『神が愛した天才数学者たち』を読む
(-1)×(-1)=1
は、どのように教わったっけ。
「そういう約束になっている」といった程度に教えられ、次の単元に進んだのではないか・・・
負の数の加減乗除を習うのは、中学1年生の1学期。
以降の数学に、私はついていけてない(^^;(注)
紀元前6世紀の古代ギリシャのタレスから19世紀フランスのガロアまでの、天才数学者たちの伝記。
こんな喫茶店で読み始め。
〝努力〟とか〝繰り返し〟とか〝訓練〟という言葉を持たない人たちがいる。
天才。
天才のひらめきを我々が知ろうとするのはできない相談で、多分 天才自身でさえもそれを説明できないだろうと思う。
彼らがひらめくのは、神の知恵が降りてきたからとしか言いようがない。
本書も天才たちがひらめきを得た理由や経緯については述べられていない。
書かれているのは、その人生、周囲の世界。
数学に限らず、芸術・スポーツの分野にも天才がいるが、その天才性を発揮できるのは、その人が確かに天才であるというだけではダメ。
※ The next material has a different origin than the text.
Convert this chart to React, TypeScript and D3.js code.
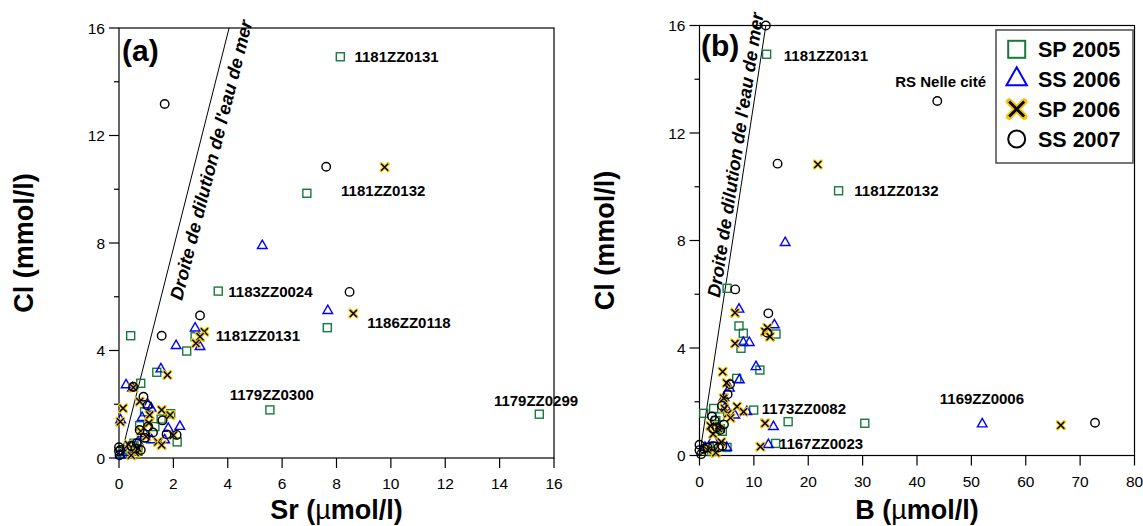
import React from 'react';
import * as d3 from 'd3';

const FONT = '"Liberation Sans", Arial, Helvetica, sans-serif';
const W = 1143;
const H = 526;

// ---------- Panel (a): Sr (µmol/l) vs Cl (mmol/l) ----------
const srSP2005: [number, number][] = [
  [8.14, 14.93], [6.91, 9.85], [3.65, 6.21], [7.66, 4.85], [0.43, 4.55], [2.8, 4.51],
  [2.49, 3.98], [1.39, 3.19], [0.8, 2.78], [5.55, 1.79], [15.46, 1.63], [2.14, 0.6],
  [0.94, 1.72], [1.9, 1.65], [0.76, 1.2], [1.32, 1.17], [1.55, 1.45], [0.95, 0.75],
  [0.5, 0.45], [0.35, 0.3], [0.7, 0.25], [0.12, 0.15], [0.55, 0.55],
];
const srSS2006: [number, number][] = [
  [5.27, 7.9], [7.68, 5.48], [2.8, 4.83], [2.1, 4.18], [2.98, 4.14], [1.54, 3.31],
  [0.26, 2.72], [0.5, 2.6], [2.24, 1.17], [1.07, 1.97], [1.18, 1.85], [0.06, 1.41],
  [1.81, 1.1], [1.68, 0.67], [1.2, 0.67], [0.85, 1.5], [0.95, 0.9], [0.55, 0.3],
  [0.3, 0.2], [0.05, 0.1], [0.7, 0.6],
];
const srSP2006: [number, number][] = [
  [9.77, 10.82], [8.62, 5.38], [3.14, 4.7], [2.98, 4.51], [2.83, 4.27], [1.78, 3.09],
  [0.53, 2.62], [0.15, 1.85], [0.05, 1.35], [0.76, 2.1], [1.13, 1.6], [1.57, 1.79],
  [1.88, 1.6], [1.43, 0.6], [1.57, 0.48], [0.8, 1.0], [1.0, 0.8], [0.6, 0.2],
  [0.45, 0.1], [0.7, 0.35], [1.1, 1.3], [0.35, 0.5], [2.0, 0.85],
];
const srSS2007: [number, number][] = [
  [1.68, 13.17], [7.62, 10.84], [8.48, 6.18], [2.98, 5.3], [1.57, 4.55], [0.52, 2.65],
  [0.9, 2.28], [1.05, 1.95], [1.6, 1.4], [0.76, 1.04], [1.07, 1.17], [1.75, 0.88],
  [2.12, 0.86], [1.25, 0.95], [0.95, 0.75], [0.0, 0.4], [0.0, 0.25], [0.02, 0.1],
  [0.05, 0.3], [0.6, 0.35], [0.8, 0.3], [0.45, 0.45], [0.65, 0.55],
];
const srLabels: { text: string; at: [number, number] }[] = [
  { text: '1181ZZ0131', at: [8.66, 14.75] },
  { text: '1181ZZ0132', at: [8.17, 9.75] },
  { text: '1183ZZ0024', at: [4.02, 5.99] },
  { text: '1181ZZ0131', at: [3.56, 4.35] },
  { text: '1186ZZ0118', at: [9.13, 4.82] },
  { text: '1179ZZ0300', at: [4.07, 2.14] },
  { text: '1179ZZ0299', at: [13.79, 1.95] },
];
const srTicks = [0, 2, 4, 6, 8, 10, 12, 14, 16];
const srSeawater: [number, number][] = [[0.05, 0], [4.05, 16]];

// ---------- Panel (b): B (µmol/l) vs Cl (mmol/l) ----------
const bSP2005: [number, number][] = [
  [12.34, 14.93], [25.58, 9.85], [5.08, 6.22], [7.26, 4.82], [8.06, 4.55], [7.63, 3.99],
  [14.07, 4.52], [11.1, 3.18], [6.84, 2.87], [0.77, 1.57], [2.6, 1.75], [9.96, 1.69],
  [16.3, 1.26], [30.4, 1.2], [14.0, 0.45], [5.06, 0.3], [3.7, 1.44], [3.8, 1.0],
  [1.8, 0.3], [4.2, 0.9], [2.2, 0.15], [3.0, 1.3],
];
const bSS2006: [number, number][] = [
  [15.76, 7.92], [7.26, 5.44], [13.77, 4.86], [8.06, 4.2], [9.16, 4.2], [10.39, 3.3],
  [7.33, 2.81], [5.5, 2.5], [52.0, 1.17], [13.6, 1.07], [12.66, 0.4], [8.7, 1.63],
  [4.8, 1.8], [6.5, 1.5], [3.5, 1.0], [2.5, 0.6], [1.0, 0.3], [5.0, 0.3], [4.5, 2.15],
];
const bSP2006: [number, number][] = [
  [21.76, 10.83], [6.53, 5.31], [6.53, 4.17], [12.05, 4.61], [12.97, 4.42], [12.5, 4.75],
  [4.26, 3.12], [5.0, 2.7], [4.45, 2.13], [4.6, 1.75], [5.2, 1.55], [5.7, 1.4],
  [6.9, 1.82], [8.1, 1.63], [12.05, 1.2], [66.45, 1.13], [11.2, 0.33], [3.5, 1.0],
  [2.5, 0.8], [1.5, 0.2], [4.0, 0.5], [3.0, 0.1], [2.0, 1.1],
];
const bSS2007: [number, number][] = [
  [12.2, 16.0], [43.73, 13.19], [14.36, 10.86], [6.57, 6.18], [12.66, 5.29], [12.47, 4.57],
  [5.61, 2.65], [5.18, 2.28], [4.14, 1.85], [2.3, 1.45], [72.74, 1.22], [2.5, 1.0],
  [3.2, 1.05], [3.8, 0.95], [4.5, 1.15], [2.8, 1.3], [0.0, 0.4], [0.0, 0.2],
  [0.3, 0.05], [1.5, 0.3], [2.5, 0.35], [3.5, 0.3], [4.2, 0.35], [0.8, 0.25],
];
const bLabels: { text: string; at: [number, number] }[] = [
  { text: '1181ZZ0131', at: [15.5, 14.68] },
  { text: 'RS Nelle cité', at: [36.0, 13.71] },
  { text: '1181ZZ0132', at: [28.47, 9.64] },
  { text: '1173ZZ0082', at: [11.46, 1.54] },
  { text: '1169ZZ0006', at: [44.19, 1.9] },
  { text: '1167ZZ0023', at: [14.6, 0.24] },
];
const bTicks = [0, 10, 20, 30, 40, 50, 60, 70, 80];
const bSeawater: [number, number][] = [[0, 0], [12.2, 16]];

const clMajor = [0, 4, 8, 12, 16];
const clMinor = [2, 6, 10, 14];

const seriesNames = ['SP 2005', 'SS 2006', 'SP 2006', 'SS 2007'];
const seriesKinds = ['square', 'triangle', 'cross', 'circle'];

const GREEN = '#157a3c';
const BLUE = '#0000ff';
const GOLD = '#f5c400';

type Kind = 'square' | 'triangle' | 'cross' | 'circle';

function Marker({ kind, x, y, s, sw }: { kind: Kind; x: number; y: number; s: number; sw: number }) {
  if (kind === 'square') {
    return <rect x={x - s / 2} y={y - s / 2} width={s} height={s} fill="none" stroke={GREEN} strokeWidth={sw} />;
  }
  if (kind === 'triangle') {
    const w = s * 1.2;
    const h = s * 1.05;
    return (
      <path
        d={`M${x},${y - (h * 2) / 3}L${x + w / 2},${y + h / 3}L${x - w / 2},${y + h / 3}Z`}
        fill="none"
        stroke={BLUE}
        strokeWidth={sw}
      />
    );
  }
  if (kind === 'cross') {
    const r = s / 2;
    const d = `M${x - r},${y - r}L${x + r},${y + r}M${x - r},${y + r}L${x + r},${y - r}`;
    return (
      <g>
        <path d={d} stroke={GOLD} strokeWidth={sw * 2.3} fill="none" strokeLinecap="round" />
        <path d={d} stroke="#000" strokeWidth={sw} fill="none" />
      </g>
    );
  }
  return <circle cx={x} cy={y} r={s / 2} fill="none" stroke="#000" strokeWidth={sw} />;
}

type PanelCfg = {
  left: number; right: number; top: number; bottom: number;
  xMax: number; xTicks: number[];
  series: [number, number][][];
  labels: { text: string; at: [number, number] }[];
  seawater: [number, number][];
  seaTextCl: number; seaTextDx: number;
  letter: string; letterPos: [number, number];
  xTitle: string; yTitleX: number;
  legend: boolean;
};

function Panel({ cfg }: { cfg: PanelCfg }) {
  const xs = d3.scaleLinear().domain([0, cfg.xMax]).range([cfg.left, cfg.right]);
  const ys = d3.scaleLinear().domain([0, 16]).range([cfg.bottom, cfg.top]);
  const line = d3.line<[number, number]>().x((d) => xs(d[0])).y((d) => ys(d[1]));
  const [p0, p1] = cfg.seawater;
  const ang = (Math.atan2(ys(p1[1]) - ys(p0[1]), xs(p1[0]) - xs(p0[0])) * 180) / Math.PI;
  const seaX = p0[0] + ((p1[0] - p0[0]) * (cfg.seaTextCl - p0[1])) / (p1[1] - p0[1]);
  const tx = xs(seaX) + cfg.seaTextDx;
  const ty = ys(cfg.seaTextCl);
  const cx = (cfg.left + cfg.right) / 2;
  const cy = (cfg.top + cfg.bottom) / 2;
  return (
    <g fontFamily={FONT}>
      <rect x={cfg.left} y={cfg.top} width={cfg.right - cfg.left} height={cfg.bottom - cfg.top} fill="none" stroke="#000" strokeWidth={1.2} />
      {clMajor.map((v) => (
        <g key={'ym' + v}>
          <line x1={cfg.left - 10} x2={cfg.left} y1={ys(v)} y2={ys(v)} stroke="#000" strokeWidth={1.2} />
          <text x={cfg.left - 14} y={ys(v) + 5.5} textAnchor="end" fontSize={15.5}>{v}</text>
        </g>
      ))}
      {clMinor.map((v) => (
        <line key={'yn' + v} x1={cfg.left - 5} x2={cfg.left} y1={ys(v)} y2={ys(v)} stroke="#000" strokeWidth={1.2} />
      ))}
      {cfg.xTicks.map((v) => (
        <g key={'x' + v}>
          <line x1={xs(v)} x2={xs(v)} y1={cfg.bottom} y2={cfg.bottom + 10} stroke="#000" strokeWidth={1.2} />
          <text x={xs(v)} y={cfg.bottom + 31} textAnchor="middle" fontSize={15.5}>{v}</text>
        </g>
      ))}
      <path d={line(cfg.seawater) || ''} stroke="#000" strokeWidth={1} fill="none" />
      <text
        transform={`translate(${tx},${ty}) rotate(${ang})`}
        fontSize={18.3}
        fontWeight="bold"
        fontStyle="italic"
      >
        Droite de dilution de l'eau de mer
      </text>
      {cfg.series.map((pts, si) => (
        <g key={'s' + si}>
          {pts.map((d, i) => (
            <Marker key={i} kind={seriesKinds[si] as Kind} x={xs(d[0])} y={ys(d[1])} s={si === 2 ? 7 : si === 3 ? 8.5 : 8} sw={1.4} />
          ))}
        </g>
      ))}
      {cfg.labels.map((l, i) => (
        <text key={'l' + i} x={xs(l.at[0])} y={ys(l.at[1])} fontSize={15} fontWeight="bold">{l.text}</text>
      ))}
      <text x={cfg.letterPos[0]} y={cfg.letterPos[1]} fontSize={30} fontWeight="bold">{cfg.letter}</text>
      <text x={cx} y={519} textAnchor="middle" fontSize={27} fontWeight="bold">
        {cfg.xTitle} (<tspan fontWeight="normal">µ</tspan>mol/l)
      </text>
      <text transform={`translate(${cfg.yTitleX},${cy}) rotate(-90)`} textAnchor="middle" fontSize={27} fontWeight="bold">
        Cl (mmol/l)
      </text>
      {cfg.legend && <Legend right={cfg.right} top={cfg.top} />}
    </g>
  );
}

function Legend({ right, top }: { right: number; top: number }) {
  const x0 = right - 138.5;
  const y0 = top + 4.5;
  return (
    <g>
      <rect x={x0} y={y0} width={137} height={133} fill="#fff" stroke="#555" strokeWidth={1.6} />
      {seriesNames.map((n, i) => {
        const my = y0 + 19.3 + i * 29.9;
        return (
          <g key={n}>
            <Marker kind={seriesKinds[i] as Kind} x={x0 + 20.7} y={my} s={i === 2 ? 15 : 17} sw={i === 2 ? 2.8 : 2} />
            <text x={x0 + 42} y={my + 8} fontSize={21.5} fontWeight="bold">{n}</text>
          </g>
        );
      })}
    </g>
  );
}

const panelA: PanelCfg = {
  left: 119, right: 554, top: 28, bottom: 458,
  xMax: 16, xTicks: srTicks,
  series: [srSP2005, srSS2006, srSP2006, srSS2007],
  labels: srLabels,
  seawater: srSeawater,
  seaTextCl: 5.84, seaTextDx: 22,
  letter: '(a)', letterPos: [122, 60.5],
  xTitle: 'Sr', yTitleX: 33,
  legend: false,
};

const panelB: PanelCfg = {
  left: 699.5, right: 1134.5, top: 25.5, bottom: 455.5,
  xMax: 80, xTicks: bTicks,
  series: [bSP2005, bSS2006, bSP2006, bSS2007],
  labels: bLabels,
  seawater: bSeawater,
  seaTextCl: 5.86, seaTextDx: -4,
  letter: '(b)', letterPos: [701, 55.5],
  xTitle: 'B', yTitleX: 613.5,
  legend: true,
};

export default function App() {
  return (
    <svg width={W} height={H} style={{ position: 'absolute', left: 0, top: 0, background: '#fff' }}>
      <rect width={W} height={H} fill="#fff" />
      <Panel cfg={panelA} />
      <Panel cfg={panelB} />
    </svg>
  );
}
例えば、天才バイオリニストとか天才ピアニストと呼ばれる人がいる。
ところが、バイオリンがこの世に現れるのは16世紀、ピアノに至っては18世紀。
天才バイオリニストあるいは天才ピアニストとなる資質を持ってはいても、その人の誕生が15世紀だったら、その天才を示すことができない。
ならば、それら天才の資質を持った者たちは、違う楽器で天才性を示し得たかというと、ンなことにはならないだろう(と思う)。
生まれた場所やその時期が、天才の出現を決定する。
天才とは、人類に平等な確率で現れるのではなく、偏在的・局所的に現れる恐ろしく小さく不公平な確率にみえる。
確かに天才数学者たちは、神に愛されている。
それも、気まぐれな愛に。
アーベルとガロアの論文が、送り先で机の引き出しに放り込まれたままだったり、紛失されたり。
評価を与えられないまま若くして死んだ、この二人の天才が悲しい。
ツッカエ・ツッカエしながらも、本夕、読了。
で、あとがきまで読んで分かったのだが、本書は中学生向けの学習雑誌に連載されていたものを一書としたものなんだと(^^;
負×負は正 を習うのは中学1年生の1学期。
〝以降の数学に、私はついていけてない〟と初めのほうで書いた。
本書を読むのに、ツッカエ・ツッカエだったのもムベなるかな(^^;
(注)
湯川秀樹のエッセーに、『負数×負数が正数となる理由が分かったのは、研究生活に入ってからだった』と書いてあるのを、随分あとになってから読んだ。
湯川秀樹にして、そう。
私が 負数×負数が正数 となる理由をいまだ知らないのは決して恥ずべきことではない。